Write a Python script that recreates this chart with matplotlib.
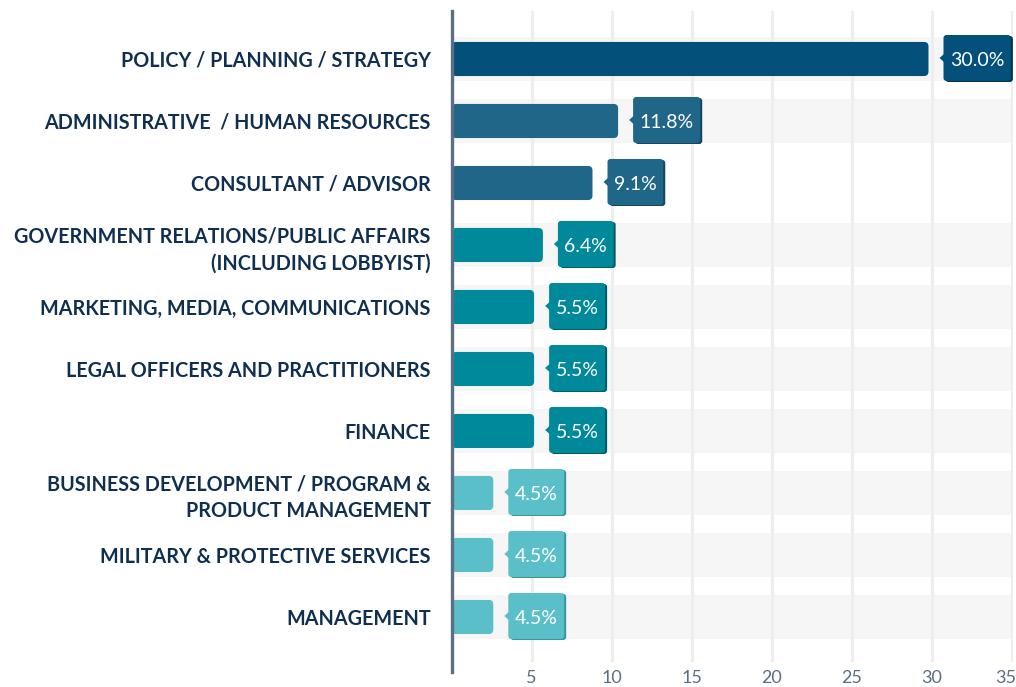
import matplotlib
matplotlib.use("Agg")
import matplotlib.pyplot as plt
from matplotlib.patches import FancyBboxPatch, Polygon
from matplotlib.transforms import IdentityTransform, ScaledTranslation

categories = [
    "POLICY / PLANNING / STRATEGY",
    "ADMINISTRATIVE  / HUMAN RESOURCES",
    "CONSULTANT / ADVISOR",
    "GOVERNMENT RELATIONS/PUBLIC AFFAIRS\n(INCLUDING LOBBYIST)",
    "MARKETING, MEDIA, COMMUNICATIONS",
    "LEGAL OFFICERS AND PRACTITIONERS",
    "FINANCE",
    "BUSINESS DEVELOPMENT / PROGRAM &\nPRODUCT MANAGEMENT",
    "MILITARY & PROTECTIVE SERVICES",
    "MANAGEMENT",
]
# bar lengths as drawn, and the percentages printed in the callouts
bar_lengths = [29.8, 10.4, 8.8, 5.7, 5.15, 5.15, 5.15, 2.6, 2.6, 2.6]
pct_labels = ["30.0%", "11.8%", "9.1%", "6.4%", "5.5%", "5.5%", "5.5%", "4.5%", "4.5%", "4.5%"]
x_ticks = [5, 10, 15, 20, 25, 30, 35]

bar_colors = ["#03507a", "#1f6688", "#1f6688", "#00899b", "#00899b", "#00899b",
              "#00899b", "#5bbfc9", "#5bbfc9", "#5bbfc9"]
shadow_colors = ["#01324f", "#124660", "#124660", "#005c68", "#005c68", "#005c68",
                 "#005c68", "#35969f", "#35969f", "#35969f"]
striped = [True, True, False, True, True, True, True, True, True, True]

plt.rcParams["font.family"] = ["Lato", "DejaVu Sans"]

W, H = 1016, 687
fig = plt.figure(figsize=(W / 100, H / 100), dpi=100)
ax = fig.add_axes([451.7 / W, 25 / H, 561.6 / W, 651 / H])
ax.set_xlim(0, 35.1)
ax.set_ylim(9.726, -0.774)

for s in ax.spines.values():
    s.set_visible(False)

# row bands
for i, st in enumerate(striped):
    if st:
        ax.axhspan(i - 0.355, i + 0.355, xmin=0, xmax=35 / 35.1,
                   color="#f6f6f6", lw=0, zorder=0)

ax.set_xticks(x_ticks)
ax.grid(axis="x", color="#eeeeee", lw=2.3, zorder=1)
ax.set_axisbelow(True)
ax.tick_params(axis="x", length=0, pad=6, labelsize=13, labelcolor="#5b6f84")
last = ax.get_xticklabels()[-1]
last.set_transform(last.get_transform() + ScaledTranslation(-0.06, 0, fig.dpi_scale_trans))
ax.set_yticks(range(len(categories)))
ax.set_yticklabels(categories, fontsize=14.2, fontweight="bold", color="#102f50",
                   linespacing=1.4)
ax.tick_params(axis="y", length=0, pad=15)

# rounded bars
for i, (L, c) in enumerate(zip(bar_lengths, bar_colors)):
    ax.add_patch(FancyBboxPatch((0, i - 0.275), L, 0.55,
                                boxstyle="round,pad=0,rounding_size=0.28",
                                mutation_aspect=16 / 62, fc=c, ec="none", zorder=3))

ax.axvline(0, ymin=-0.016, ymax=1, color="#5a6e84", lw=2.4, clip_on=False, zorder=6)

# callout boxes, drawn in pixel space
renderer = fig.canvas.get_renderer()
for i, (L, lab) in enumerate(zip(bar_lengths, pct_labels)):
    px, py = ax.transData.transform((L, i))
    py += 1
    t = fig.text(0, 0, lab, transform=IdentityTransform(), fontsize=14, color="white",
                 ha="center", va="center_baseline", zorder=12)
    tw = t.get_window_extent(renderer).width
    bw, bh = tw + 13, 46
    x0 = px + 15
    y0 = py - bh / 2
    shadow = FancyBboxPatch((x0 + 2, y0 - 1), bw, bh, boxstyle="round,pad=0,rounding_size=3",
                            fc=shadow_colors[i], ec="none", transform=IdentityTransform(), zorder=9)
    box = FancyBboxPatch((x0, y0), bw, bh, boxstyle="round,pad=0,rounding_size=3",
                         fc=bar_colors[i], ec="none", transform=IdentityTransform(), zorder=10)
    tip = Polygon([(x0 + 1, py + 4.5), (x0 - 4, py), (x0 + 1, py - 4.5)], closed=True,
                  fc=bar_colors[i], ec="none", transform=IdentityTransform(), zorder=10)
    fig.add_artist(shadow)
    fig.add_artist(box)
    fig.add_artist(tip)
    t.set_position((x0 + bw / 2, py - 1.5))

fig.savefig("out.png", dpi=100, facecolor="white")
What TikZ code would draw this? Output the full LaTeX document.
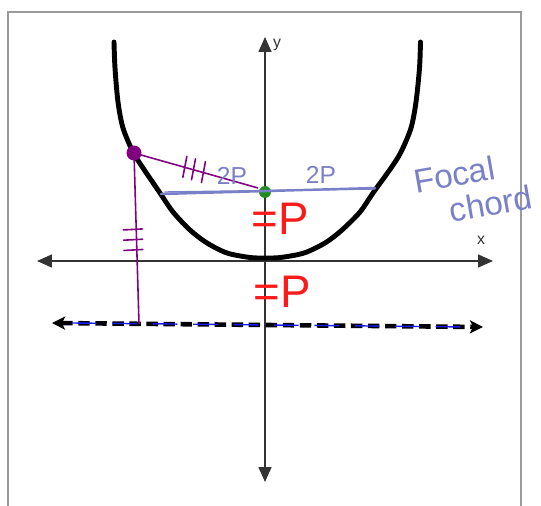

———

- **Stated goal**
Quote the material exactly. Pictures stay out.

- **Response below**
Write a Python script that recreates this chart with matplotlib.
import matplotlib
matplotlib.use("Agg")
import matplotlib.pyplot as plt
from matplotlib.patches import FancyBboxPatch, Polygon
from matplotlib.transforms import IdentityTransform, ScaledTranslation

categories = [
    "POLICY / PLANNING / STRATEGY",
    "ADMINISTRATIVE  / HUMAN RESOURCES",
    "CONSULTANT / ADVISOR",
    "GOVERNMENT RELATIONS/PUBLIC AFFAIRS\n(INCLUDING LOBBYIST)",
    "MARKETING, MEDIA, COMMUNICATIONS",
    "LEGAL OFFICERS AND PRACTITIONERS",
    "FINANCE",
    "BUSINESS DEVELOPMENT / PROGRAM &\nPRODUCT MANAGEMENT",
    "MILITARY & PROTECTIVE SERVICES",
    "MANAGEMENT",
]
# bar lengths as drawn, and the percentages printed in the callouts
bar_lengths = [29.8, 10.4, 8.8, 5.7, 5.15, 5.15, 5.15, 2.6, 2.6, 2.6]
pct_labels = ["30.0%", "11.8%", "9.1%", "6.4%", "5.5%", "5.5%", "5.5%", "4.5%", "4.5%", "4.5%"]
x_ticks = [5, 10, 15, 20, 25, 30, 35]

bar_colors = ["#03507a", "#1f6688", "#1f6688", "#00899b", "#00899b", "#00899b",
              "#00899b", "#5bbfc9", "#5bbfc9", "#5bbfc9"]
shadow_colors = ["#01324f", "#124660", "#124660", "#005c68", "#005c68", "#005c68",
                 "#005c68", "#35969f", "#35969f", "#35969f"]
striped = [True, True, False, True, True, True, True, True, True, True]

plt.rcParams["font.family"] = ["Lato", "DejaVu Sans"]

W, H = 1016, 687
fig = plt.figure(figsize=(W / 100, H / 100), dpi=100)
ax = fig.add_axes([451.7 / W, 25 / H, 561.6 / W, 651 / H])
ax.set_xlim(0, 35.1)
ax.set_ylim(9.726, -0.774)

for s in ax.spines.values():
    s.set_visible(False)

# row bands
for i, st in enumerate(striped):
    if st:
        ax.axhspan(i - 0.355, i + 0.355, xmin=0, xmax=35 / 35.1,
                   color="#f6f6f6", lw=0, zorder=0)

ax.set_xticks(x_ticks)
ax.grid(axis="x", color="#eeeeee", lw=2.3, zorder=1)
ax.set_axisbelow(True)
ax.tick_params(axis="x", length=0, pad=6, labelsize=13, labelcolor="#5b6f84")
last = ax.get_xticklabels()[-1]
last.set_transform(last.get_transform() + ScaledTranslation(-0.06, 0, fig.dpi_scale_trans))
ax.set_yticks(range(len(categories)))
ax.set_yticklabels(categories, fontsize=14.2, fontweight="bold", color="#102f50",
                   linespacing=1.4)
ax.tick_params(axis="y", length=0, pad=15)

# rounded bars
for i, (L, c) in enumerate(zip(bar_lengths, bar_colors)):
    ax.add_patch(FancyBboxPatch((0, i - 0.275), L, 0.55,
                                boxstyle="round,pad=0,rounding_size=0.28",
                                mutation_aspect=16 / 62, fc=c, ec="none", zorder=3))

ax.axvline(0, ymin=-0.016, ymax=1, color="#5a6e84", lw=2.4, clip_on=False, zorder=6)

# callout boxes, drawn in pixel space
renderer = fig.canvas.get_renderer()
for i, (L, lab) in enumerate(zip(bar_lengths, pct_labels)):
    px, py = ax.transData.transform((L, i))
    py += 1
    t = fig.text(0, 0, lab, transform=IdentityTransform(), fontsize=14, color="white",
                 ha="center", va="center_baseline", zorder=12)
    tw = t.get_window_extent(renderer).width
    bw, bh = tw + 13, 46
    x0 = px + 15
    y0 = py - bh / 2
    shadow = FancyBboxPatch((x0 + 2, y0 - 1), bw, bh, boxstyle="round,pad=0,rounding_size=3",
                            fc=shadow_colors[i], ec="none", transform=IdentityTransform(), zorder=9)
    box = FancyBboxPatch((x0, y0), bw, bh, boxstyle="round,pad=0,rounding_size=3",
                         fc=bar_colors[i], ec="none", transform=IdentityTransform(), zorder=10)
    tip = Polygon([(x0 + 1, py + 4.5), (x0 - 4, py), (x0 + 1, py - 4.5)], closed=True,
                  fc=bar_colors[i], ec="none", transform=IdentityTransform(), zorder=10)
    fig.add_artist(shadow)
    fig.add_artist(box)
    fig.add_artist(tip)
    t.set_position((x0 + bw / 2, py - 1.5))

fig.savefig("out.png", dpi=100, facecolor="white")
What TikZ code would draw this? Output the full LaTeX document.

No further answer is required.